5. Constraints, Limitations, and Extensions

While exact transformations are profoundly powerful, their applicability can be limited by the algebraic structure of the Hamiltonian or operator involved. For example, an exact FW transformation requires the existence of an involution operator that anticommutes with the full Hamiltonian, a condition not always met by generic interacting or symmetry-breaking terms (Gonçalves et al., 2018). This necessitates the construction of extended involution operators (e.g., including charge, parity, and time-reversal factors) to accommodate broader Hamiltonian classes, especially in theories with CPT/Lorentz-violating terms (Gonçalves et al., 2014, Goncalves et al., 2015, Gonçalves et al., 2018).

Computational considerations also require that the exact transformation operator, especially when expressed via operator-valued trigonometric or square-root functions, be expanded in convergent semirelativistic power series when non-commuting operator terms are present (Silenko, 2016).

6. Consequences for Universality and Physical Interpretation

A recurring and significant feature is that exact transformations reveal "universal" behavior across disparate physical settings:

  • Low-energy universality: Effective interactions derived from exact transformations (e.g., via unitary mapping of the Busch spectrum) demonstrate that low-energy observables depend only on a small set of parameters (such as scattering length and effective range), independent of microscopic details (Rotureau, 2013).
  • Mean-field exactness: In quantum strong long-range models, an exact transformation via a generalized Hubbard–Stratonovich mapping demonstrates that mean-field theory becomes exact over the entire phase diagram, independent of the microscopic parameters within the strong long-range regime (Román-Roche et al., 2023).
  • Algebraic decay and correlation structure: For strong long-range interactions in quantum many-body systems, exact transformation techniques establish that algebraic decay of correlations persists throughout the phase diagram, not solely at critical points, with decay exponents governed by the interaction range (Román-Roche et al., 2023).

Through these mechanisms, exact transformations serve not only as calculation or representation tools, but as structural guides that illuminate symmetries, conservation laws, and the universality classes characterizing complex physical systems.

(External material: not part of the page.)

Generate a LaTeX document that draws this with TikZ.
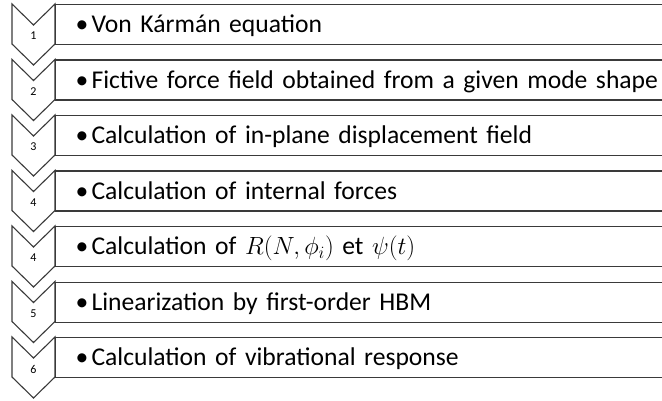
\documentclass[tikz,border=0pt]{standalone}
\usepackage{fontspec}
\setmainfont{Carlito}
\usetikzlibrary{positioning}
\definecolor{ink}{HTML}{3A3A3A}
\tikzset{
  x=1pt,y=1pt,
  every node/.style={text=black},
  chev/.style={draw=ink,line width=1.1pt,line join=miter},
  stepnum/.style={font=\fontsize{12}{14}\selectfont,inner sep=0pt},
  stepbox/.style={draw=ink,line width=1.1pt,anchor=north west,minimum width=640pt,
    minimum height=40pt,inner xsep=0pt,inner ysep=0pt,text height=22pt,text depth=6pt,
    text width=620pt,align=left,font=\fontsize{25.6}{28}\selectfont},
}
\newcommand{\stepitem}[1]{\hspace*{10pt}\makebox[16pt][l]{\textbullet}#1}

\begin{document}
\begin{tikzpicture}
\useasboundingbox (0,0) rectangle (662,-401);
\clip (0,0) rectangle (662,-401);

% chevrons down the left side
\foreach \k/\n in {0/1,1/2,2/3,3/4,4/4,5/5,6/6}{
  \pgfmathsetmacro{\yt}{-4-55.5*\k}
  \draw[chev] (12,\yt) -- ++(21.5,-21) -- ++(21.5,21) -- ++(0,-40)
    -- ++(-21.5,-21) -- ++(-21.5,21) -- cycle;
  \node[stepnum] (n\k) at (33.5,\yt-32) {\n};
}

\node[stepbox] (b1) at (55,-4)     {\stepitem{Von Kármán equation}};
\node[stepbox] (b2) at (55,-59.5)  {\stepitem{Fictive force field obtained from a given mode shape}};
\node[stepbox] (b3) at (55,-115)   {\stepitem{Calculation of in-plane displacement field}};
\node[stepbox] (b4) at (55,-170.5) {\stepitem{Calculation of internal forces}};
\node[stepbox] (b5) at (55,-226)   {\stepitem{Calculation of $R(N,\phi_i)$ et $\psi(t)$}};
\node[stepbox] (b6) at (55,-281.5) {\stepitem{Linearization by first-order HBM}};
\node[stepbox] (b7) at (55,-337)   {\stepitem{Calculation of vibrational response}};

\end{tikzpicture}
\end{document}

In summary, exact transformations constitute a foundational methodology for reformulating, solving, and interpreting physical and mathematical problems by means of invertible, structure-preserving mappings. Their precise algebraic formulations, operational scope across domains from quantum mechanics to nonlinear integrable systems, computational utility, and implications for universality render them indispensable in modern theoretical physics and applied mathematics.